15 Radical Ways to Get Your Children to Read –


15 Radical Ways to Get Your Children to Read

Summer Reading

What to do when your children hate to read? Think outside the book! With dramatically high illiteracy rates at 73% among 4th and 8th graders in some cities, it is especially important to encourage your children to read. To help foster a love of reading in your children, try these tips to promote reading in your home:

1.         Join the eBook Revolution

With eReaders like the Kindle and Nook, access to quality books has become even easier. If your child is a reluctant reader but loves to use touchscreen devices, try using an eReader to help encourage him or her to read. Allow your child to select a book that interests him or her and read the book alone or even read it aloud. You can also use your eReader to take notes or hypothesize what your child thinks will happen next in the story.

2.         ‘Read to Play’ Program

Children love to play, whether it’s video games, board games or playing outside. Next time your child wants to play, require him or her to read a book for a pre-determined amount of time (20-30 minutes for younger kids and an hour for older ones) before or after he or she is allowed to play a game.

3.         Read Aloud

Encourage your kids to read books aloud to you, their younger brothers or sisters, teddy bears or even pets. Make it fun by having your child act as the teacher while his or her audience of stuffed animals are  the students.

4.         “Closed Captions” on TV and Movies

When your child is watching his or her favorite movies, mute the sound and turn on closed captions so you can actively read the story as you watch along. As an extra step, read the captions aloud and use different voices for each character.

5.         Road Trip Games

Next time you are in the car, call out a letter or number and ask your child to identify words with that letter or number on signs, billboards, vanity plates, etc.

6.         Books on Tape

Another way to encourage your child to read is by having him or her listen to an audio version of a book as he or she reads along. Not only will it help teach your child how specific words are pronounced, but will also help him or her identify words when reading alone. As a bonus step, record yourself as you read a book and play it to your child on car trips, or when you are away from home.

7.         Create a Reading Nook

Try creating a special space for your child to read at home, either by setting up a special area in his or her room or in the house. Use this area as a place where he or she can go exclusively to read. For inspiration on creating your own Reading Nook, check out Babble’s 10 Charming Hideaways + Nooks.

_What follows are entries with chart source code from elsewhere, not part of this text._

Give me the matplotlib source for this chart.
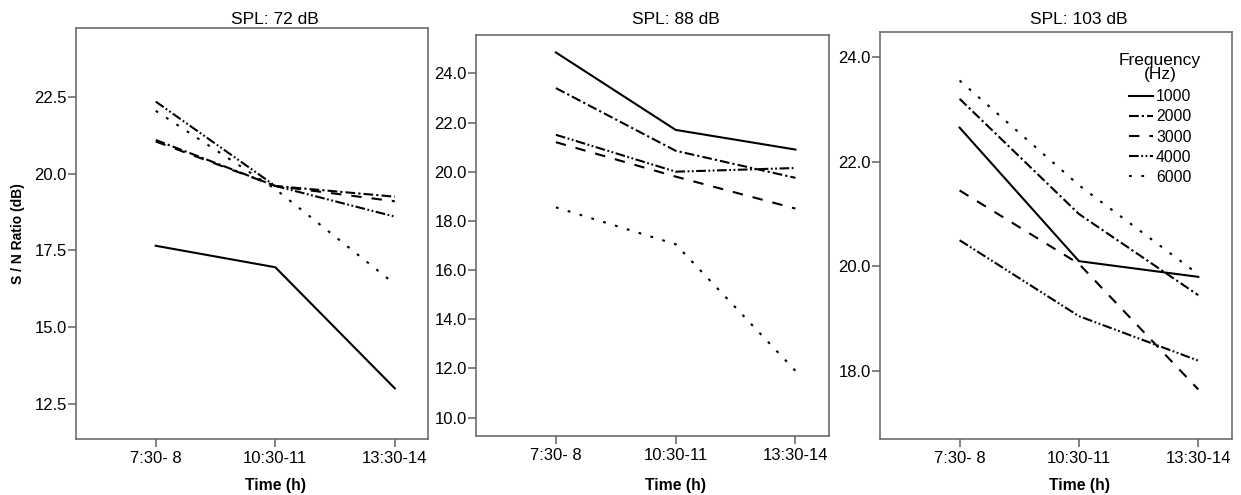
import matplotlib
matplotlib.use('Agg')
import matplotlib.pyplot as plt
import matplotlib.transforms as mtransforms

plt.rcParams['font.family'] = ['Liberation Sans', 'DejaVu Sans']
plt.rcParams['lines.scale_dashes'] = False

# Data (S/N ratio in dB)
times = ['7:30- 8', '10:30-11', '13:30-14']
freqs = ['1000', '2000', '3000', '4000', '6000']
spl_titles = ['SPL: 72 dB', 'SPL: 88 dB', 'SPL: 103 dB']

# rows follow freqs order
snr_72 = [
    [17.65, 16.95, 13.0],
    [21.1, 19.6, 19.25],
    [21.05, 19.6, 19.1],
    [22.35, 19.6, 18.6],
    [22.05, 19.5, 16.4],
]
snr_88 = [
    [24.85, 21.7, 20.9],
    [23.4, 20.85, 19.75],
    [21.2, 19.8, 18.5],
    [21.5, 20.0, 20.15],
    [18.55, 17.05, 11.9],
]
snr_103 = [
    [22.65, 20.1, 19.8],
    [23.2, 21.0, 19.45],
    [21.45, 20.05, 17.65],
    [20.5, 19.05, 18.2],
    [23.55, 21.55, 19.85],
]
panels = [snr_72, snr_88, snr_103]

y_limits = [(11.36, 24.74), (9.27, 25.56), (16.70, 24.47)]
y_ticks = [[12.5, 15.0, 17.5, 20.0, 22.5],
           [10.0, 12.0, 14.0, 16.0, 18.0, 20.0, 22.0, 24.0],
           [18.0, 20.0, 22.0, 24.0]]

styles = [
    '-',
    (0, (7, 2.2, 1.6, 2.2)),
    (0, (7.5, 7.2)),
    (0, (7, 1.8, 1.3, 1.8, 1.3, 1.8)),
    (0, (2, 6.9)),
]

W, H = 1241, 495
# axes boxes in pixels: left, top, right, bottom
boxes = [(76, 28.3, 428.3, 438.7), (476, 35, 829, 435.5), (880, 32.3, 1231.7, 439.2)]

fig = plt.figure(figsize=(W / 100, H / 100), dpi=100)
frame_col = '#606060'

for i, data in enumerate(panels):
    l, t, r, b = boxes[i]
    ax = fig.add_axes([l / W, 1 - b / H, (r - l) / W, (b - t) / H])
    for k, f in enumerate(freqs):
        ax.plot(range(len(times)), data[k], color='black', linewidth=1.5,
                linestyle=styles[k], label=f, dash_capstyle='butt')
    ax.set_xlim(-0.667, 2.28)
    ax.set_ylim(*y_limits[i])
    ax.set_xticks(range(len(times)))
    ax.set_xticklabels(times)
    ax.set_yticks(y_ticks[i])
    ax.set_yticklabels([f'{v:.1f}' for v in y_ticks[i]])
    for s in ax.spines.values():
        s.set_color(frame_col)
        s.set_linewidth(1.1)
    ax.tick_params(axis='both', color=frame_col, width=1.1, length=5.5,
                   labelsize=12, labelcolor='black')
    ax.tick_params(axis='x', pad=3.2)
    ax.tick_params(axis='y', pad=1)

    trans = mtransforms.blended_transform_factory(ax.transData, fig.transFigure)
    ax.text(1, 1 - 19.5 / H, spl_titles[i], transform=trans, ha='center', va='center',
            fontsize=12.5)

    ax.set_xlabel('Time (h)', fontsize=11.3, fontweight='bold')
    ax.xaxis.label.set_va('center')
    ax.xaxis.set_label_coords(0.566, -(485.7 - b) / (b - t))

    if i == 0:
        ax.set_ylabel('S / N Ratio (dB)', fontsize=10, fontweight='bold')
        ax.yaxis.label.set_va('center')
        ax.yaxis.set_label_coords(-(l - 18) / (r - l), 0.5)

    if i == 2:
        leg = ax.legend(title='Frequency\n(Hz)', loc='upper center',
                        bbox_to_anchor=(1160 / W, 1 - 45 / H),
                        bbox_transform=fig.transFigure, frameon=False,
                        fontsize=11.3, title_fontsize=12.5, handlelength=1.55,
                        handletextpad=0.2, labelspacing=0.33, borderpad=0)
        leg.get_title().set_multialignment('center')
        leg.get_title().set_linespacing(0.95)
        leg._legend_box.sep = 5

fig.savefig('out.png', dpi=100)
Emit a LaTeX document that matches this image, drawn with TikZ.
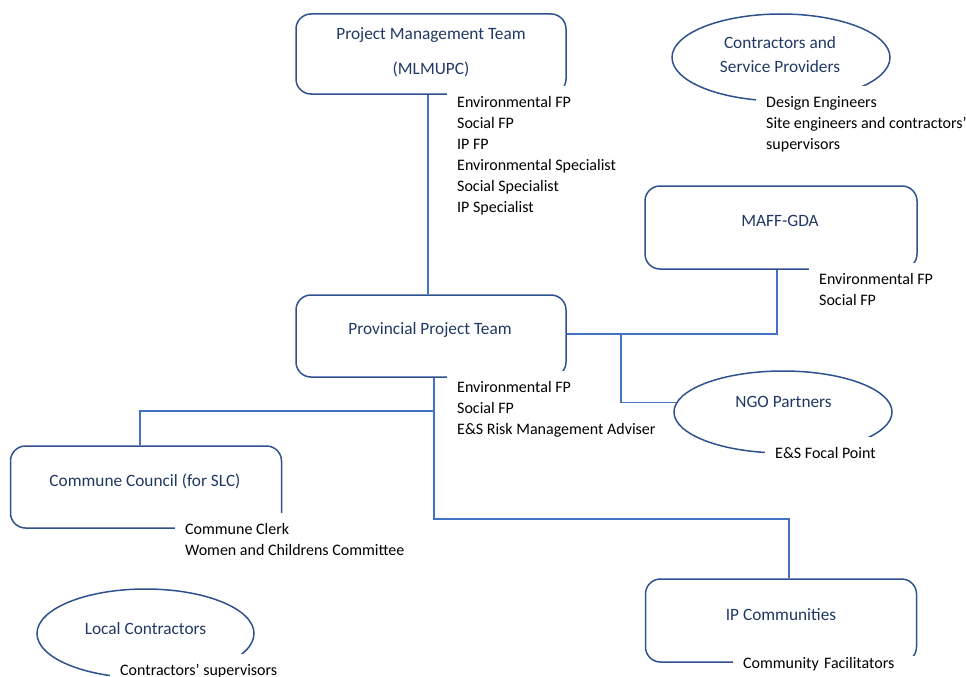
\documentclass[tikz,border=0pt]{standalone}
\usepackage{fontspec}
\setmainfont{Carlito}
\usetikzlibrary{shapes.geometric}
\definecolor{boxline}{HTML}{2F528F}
\definecolor{linkline}{HTML}{4472C4}
\definecolor{titlecol}{HTML}{203864}

\begin{document}
\begin{tikzpicture}
        [
            x = 1pt, y = -1pt,
            box/.style={draw=boxline, line width=1.5pt, rounded corners=15pt, minimum width=270pt, minimum height=82pt},
            oval/.style={draw=boxline, line width=1.5pt, ellipse, minimum width=218pt, minimum height=86pt},
            title/.style={text=titlecol, align=center, font=\fontsize{17.3}{24}\selectfont},
            roles/.style={anchor=north west, fill=white, inner xsep=10pt, inner ysep=10pt, align=left, font=\fontsize{16}{21}\selectfont},
            link/.style={draw=linkline, line width=1.5pt},
        ]
        \useasboundingbox (0,0) rectangle (966,677);

        % boxes and ovals
        \node[box, minimum height=80pt] (pmt) at (431,54) {};
        \node[box] (ppt) at (431,336) {};
        \node[box, minimum width=272pt, minimum height=83pt] (maff) at (781,227.5) {};
        \node[box, minimum width=271pt] (cc) at (146,487) {};
        \node[box, minimum width=271pt, minimum height=83pt] (ipc) at (781,620.5) {};
        \node[oval, minimum height=87pt] (csp) at (781,57.5) {};
        \node[oval, minimum height=82pt] (ngo) at (783,412) {};
        \node[oval, minimum width=217pt, minimum height=89pt] (lc) at (145.5,633.5) {};

        % role lists
        \node[roles] (pmt-r) at (447,86) {Environmental FP\\Social FP\\IP FP\\Environmental Specialist\\Social Specialist\\IP Specialist};
        \node[roles] (ppt-r) at (447,371) {Environmental FP\\Social FP\\E\&S Risk Management Adviser};
        \node[roles] (maff-r) at (809,263) {Environmental FP\\Social FP};
        \node[roles] (csp-r) at (756,86) {Design Engineers\\Site engineers and contractors'\\supervisors};
        \node[roles] (ngo-r) at (765,437) {E\&S Focal Point};
        \node[roles] (cc-r) at (175,513) {Commune Clerk\\Women and Childrens Committee};
        \node[roles] (lc-r) at (110,654) {Contractors' supervisors};
        \node[roles, inner ysep=1pt, text width=170pt] (ipc-r) at (733,656) {Community Facilitators};

        % connectors
        \draw[link] ([xshift=-3pt]pmt.south) -- ([xshift=-3pt]ppt.north);
        \draw[link] ([xshift=3pt]ppt.south) -- ++(0,141) -| ([xshift=8pt]ipc.north);
        \draw[link] ([xshift=3pt]ppt.south) ++(0,33) -| ([xshift=-6pt]cc.north);
        \draw[link] ([xshift=-4pt]maff.south) |- ([yshift=2pt]ppt.east);
        \draw[link] (ngo.175) -| ([xshift=54pt, yshift=2pt]ppt.east);

        % titles
        \node[title] (pmt-t) at (431,52.5) {Project Management Team\\[11pt](MLMUPC)};
        \node[title] (ppt-t) at (430,330) {Provincial Project Team};
        \node[title] (maff-t) at (780,221) {MAFF-GDA};
        \node[title] (cc-t) at (145,481.5) {Commune Council (for SLC)};
        \node[title] (ipc-t) at (781,615) {IP Communities};
        \node[title] (csp-t) at (780,55) {Contractors and\\Service Providers};
        \node[title] (ngo-t) at (783.5,402) {NGO Partners};
        \node[title] (lc-t) at (145.5,629) {Local Contractors};
\end{tikzpicture}
\end{document}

8.         Bedtime Reading

Start a bedtime tradition by reading your child a story each night or by having him or her read one to you.

9.         Explore Reading Programs

If your child needs some motivation to read, try exploring reading programs such as Scholastic’s Read Every Day  or Six Flags’ Read to Success which provides free admission to Six Flags for kids who read books for at least six hours.

10.     Host or join a Read-a-thon

Try hosting a read-a-thon for your child, where he or she can raise money for charities based on the number of books read or the total number of hours read.

11.     Book Clubs or Book Party

Encourage your child to read by starting a book club or hosting a book party with family and friends. Have each child bring one of their favorite books to read and have him or her read it aloud or share a favorite part in that particular story.

12.     Read books about their interests

If your child hates to read, but loves playing soccer, try reading him or her books about soccer or soccer players. If he or she enjoys that book, try to introduce similar books.

13.     Go Book-Shopping

Take your child to your local book store and have him or her select a book while you do the same. Then be sure to set some time after book shopping to read your selections together.

14.     Join a library or set-up a book exchange

Sign up for a membership at your local library or ask your child to share his or her favorite books with friends.  Not only will you encourage your child to read, but you’ll also save money by borrowing books.

15.     Get Cooking

Ask for child to help you in the kitchen by creating kid-friendly recipes. Have your child read you the ingredients, measure the amounts and read you the cooking or baking instructions. Your child will not only practice his or her reading abilities, but also create something delicious to eat!